TASK PROMPT
Copy verbatim the material from its first line to the line that holds "287, 312, 243, 252]", including that line.

** Start of DATA SEGMENT **

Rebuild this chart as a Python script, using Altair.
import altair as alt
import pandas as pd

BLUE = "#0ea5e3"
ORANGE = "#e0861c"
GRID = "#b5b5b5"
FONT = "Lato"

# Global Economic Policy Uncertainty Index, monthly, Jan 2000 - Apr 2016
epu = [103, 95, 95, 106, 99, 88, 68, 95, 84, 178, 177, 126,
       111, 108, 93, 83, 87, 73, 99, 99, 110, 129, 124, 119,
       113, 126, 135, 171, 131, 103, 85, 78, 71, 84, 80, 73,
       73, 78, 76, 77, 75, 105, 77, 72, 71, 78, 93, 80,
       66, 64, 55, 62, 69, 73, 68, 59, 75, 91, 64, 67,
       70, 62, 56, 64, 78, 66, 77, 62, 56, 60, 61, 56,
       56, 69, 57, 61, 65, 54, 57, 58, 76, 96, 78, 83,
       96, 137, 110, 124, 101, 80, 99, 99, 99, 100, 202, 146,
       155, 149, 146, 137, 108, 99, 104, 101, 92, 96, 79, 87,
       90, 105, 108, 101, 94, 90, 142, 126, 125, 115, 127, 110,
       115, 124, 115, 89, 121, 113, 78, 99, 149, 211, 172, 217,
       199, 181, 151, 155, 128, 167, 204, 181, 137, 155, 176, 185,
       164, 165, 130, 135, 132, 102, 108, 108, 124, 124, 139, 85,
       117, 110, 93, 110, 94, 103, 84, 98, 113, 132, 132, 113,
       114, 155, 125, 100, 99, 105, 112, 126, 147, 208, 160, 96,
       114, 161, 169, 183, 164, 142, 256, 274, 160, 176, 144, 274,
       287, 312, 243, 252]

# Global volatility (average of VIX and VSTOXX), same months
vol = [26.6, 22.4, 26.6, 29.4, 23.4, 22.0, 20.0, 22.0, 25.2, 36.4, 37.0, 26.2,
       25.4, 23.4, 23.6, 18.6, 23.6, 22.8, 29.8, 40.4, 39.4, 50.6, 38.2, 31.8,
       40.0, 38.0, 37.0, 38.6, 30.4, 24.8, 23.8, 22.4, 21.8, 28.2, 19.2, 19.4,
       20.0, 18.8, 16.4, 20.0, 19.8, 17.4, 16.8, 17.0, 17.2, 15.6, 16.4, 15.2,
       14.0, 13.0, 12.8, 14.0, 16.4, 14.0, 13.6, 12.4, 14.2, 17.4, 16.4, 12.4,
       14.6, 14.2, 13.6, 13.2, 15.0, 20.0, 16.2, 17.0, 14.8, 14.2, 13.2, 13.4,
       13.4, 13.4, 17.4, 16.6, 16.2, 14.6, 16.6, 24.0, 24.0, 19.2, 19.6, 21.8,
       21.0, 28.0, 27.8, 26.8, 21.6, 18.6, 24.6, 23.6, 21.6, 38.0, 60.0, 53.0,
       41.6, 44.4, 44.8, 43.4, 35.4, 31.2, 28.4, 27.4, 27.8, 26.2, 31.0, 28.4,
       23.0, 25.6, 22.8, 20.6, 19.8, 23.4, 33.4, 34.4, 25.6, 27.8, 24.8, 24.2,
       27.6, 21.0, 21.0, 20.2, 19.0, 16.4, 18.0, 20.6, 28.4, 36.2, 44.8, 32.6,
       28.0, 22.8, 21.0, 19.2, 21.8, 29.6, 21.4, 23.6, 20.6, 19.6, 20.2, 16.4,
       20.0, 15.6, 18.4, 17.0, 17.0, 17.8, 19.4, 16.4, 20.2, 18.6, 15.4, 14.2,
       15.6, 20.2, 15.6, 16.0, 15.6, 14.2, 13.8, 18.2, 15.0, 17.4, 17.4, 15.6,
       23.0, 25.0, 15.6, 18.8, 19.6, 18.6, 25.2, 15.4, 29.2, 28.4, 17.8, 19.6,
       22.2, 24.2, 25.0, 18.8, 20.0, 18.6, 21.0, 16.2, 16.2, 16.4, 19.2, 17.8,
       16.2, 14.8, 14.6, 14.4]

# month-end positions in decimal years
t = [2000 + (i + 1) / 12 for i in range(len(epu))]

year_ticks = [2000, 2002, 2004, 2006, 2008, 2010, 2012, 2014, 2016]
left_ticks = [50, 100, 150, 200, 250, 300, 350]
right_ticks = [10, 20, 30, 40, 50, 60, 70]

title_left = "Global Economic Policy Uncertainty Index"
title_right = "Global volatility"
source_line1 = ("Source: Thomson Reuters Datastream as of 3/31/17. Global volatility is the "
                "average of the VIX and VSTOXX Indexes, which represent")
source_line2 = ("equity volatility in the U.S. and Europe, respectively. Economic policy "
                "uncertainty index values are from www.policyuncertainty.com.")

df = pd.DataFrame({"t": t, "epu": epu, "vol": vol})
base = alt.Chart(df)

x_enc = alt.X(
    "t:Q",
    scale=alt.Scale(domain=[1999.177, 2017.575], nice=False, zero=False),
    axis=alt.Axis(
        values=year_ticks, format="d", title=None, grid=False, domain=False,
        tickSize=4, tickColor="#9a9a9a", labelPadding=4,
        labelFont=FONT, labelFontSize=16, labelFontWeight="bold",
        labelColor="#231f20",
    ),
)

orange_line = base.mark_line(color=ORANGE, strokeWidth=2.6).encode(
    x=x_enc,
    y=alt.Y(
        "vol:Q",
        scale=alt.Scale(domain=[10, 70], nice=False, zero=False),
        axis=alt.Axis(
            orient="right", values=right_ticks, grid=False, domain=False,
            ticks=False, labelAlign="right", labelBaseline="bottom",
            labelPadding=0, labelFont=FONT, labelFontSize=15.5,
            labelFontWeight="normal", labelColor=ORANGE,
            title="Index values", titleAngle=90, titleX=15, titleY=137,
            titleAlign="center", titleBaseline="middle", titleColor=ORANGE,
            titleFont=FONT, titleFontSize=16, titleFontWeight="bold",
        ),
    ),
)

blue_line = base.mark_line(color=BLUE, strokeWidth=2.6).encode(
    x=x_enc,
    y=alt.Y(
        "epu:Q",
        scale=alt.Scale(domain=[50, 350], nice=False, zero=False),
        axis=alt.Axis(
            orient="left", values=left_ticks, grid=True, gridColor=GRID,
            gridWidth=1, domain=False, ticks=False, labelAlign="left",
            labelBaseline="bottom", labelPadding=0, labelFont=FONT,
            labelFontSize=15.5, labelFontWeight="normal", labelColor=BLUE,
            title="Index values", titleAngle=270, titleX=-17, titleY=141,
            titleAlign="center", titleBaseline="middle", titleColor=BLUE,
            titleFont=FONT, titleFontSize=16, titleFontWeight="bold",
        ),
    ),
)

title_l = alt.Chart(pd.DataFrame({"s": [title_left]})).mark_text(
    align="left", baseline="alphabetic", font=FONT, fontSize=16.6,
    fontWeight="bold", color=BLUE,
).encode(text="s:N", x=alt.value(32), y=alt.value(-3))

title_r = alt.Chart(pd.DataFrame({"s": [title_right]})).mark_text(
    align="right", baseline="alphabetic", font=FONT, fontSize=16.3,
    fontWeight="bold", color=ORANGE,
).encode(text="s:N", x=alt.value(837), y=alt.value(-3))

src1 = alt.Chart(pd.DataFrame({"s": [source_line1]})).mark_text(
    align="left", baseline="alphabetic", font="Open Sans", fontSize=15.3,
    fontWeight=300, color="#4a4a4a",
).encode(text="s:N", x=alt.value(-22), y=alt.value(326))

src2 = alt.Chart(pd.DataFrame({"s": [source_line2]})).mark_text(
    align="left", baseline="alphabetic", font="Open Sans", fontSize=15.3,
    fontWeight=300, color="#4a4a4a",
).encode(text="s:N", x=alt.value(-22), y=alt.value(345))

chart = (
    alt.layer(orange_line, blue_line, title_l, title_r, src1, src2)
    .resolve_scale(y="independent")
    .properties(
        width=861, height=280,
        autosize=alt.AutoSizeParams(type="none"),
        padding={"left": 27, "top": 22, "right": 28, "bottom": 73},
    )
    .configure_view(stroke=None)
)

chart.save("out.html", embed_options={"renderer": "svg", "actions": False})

** End of DATA SEGMENT **

FULL ANSWER
Rebuild this chart as a Python script, using Altair.
import altair as alt
import pandas as pd

BLUE = "#0ea5e3"
ORANGE = "#e0861c"
GRID = "#b5b5b5"
FONT = "Lato"

# Global Economic Policy Uncertainty Index, monthly, Jan 2000 - Apr 2016
epu = [103, 95, 95, 106, 99, 88, 68, 95, 84, 178, 177, 126,
       111, 108, 93, 83, 87, 73, 99, 99, 110, 129, 124, 119,
       113, 126, 135, 171, 131, 103, 85, 78, 71, 84, 80, 73,
       73, 78, 76, 77, 75, 105, 77, 72, 71, 78, 93, 80,
       66, 64, 55, 62, 69, 73, 68, 59, 75, 91, 64, 67,
       70, 62, 56, 64, 78, 66, 77, 62, 56, 60, 61, 56,
       56, 69, 57, 61, 65, 54, 57, 58, 76, 96, 78, 83,
       96, 137, 110, 124, 101, 80, 99, 99, 99, 100, 202, 146,
       155, 149, 146, 137, 108, 99, 104, 101, 92, 96, 79, 87,
       90, 105, 108, 101, 94, 90, 142, 126, 125, 115, 127, 110,
       115, 124, 115, 89, 121, 113, 78, 99, 149, 211, 172, 217,
       199, 181, 151, 155, 128, 167, 204, 181, 137, 155, 176, 185,
       164, 165, 130, 135, 132, 102, 108, 108, 124, 124, 139, 85,
       117, 110, 93, 110, 94, 103, 84, 98, 113, 132, 132, 113,
       114, 155, 125, 100, 99, 105, 112, 126, 147, 208, 160, 96,
       114, 161, 169, 183, 164, 142, 256, 274, 160, 176, 144, 274,
       287, 312, 243, 252]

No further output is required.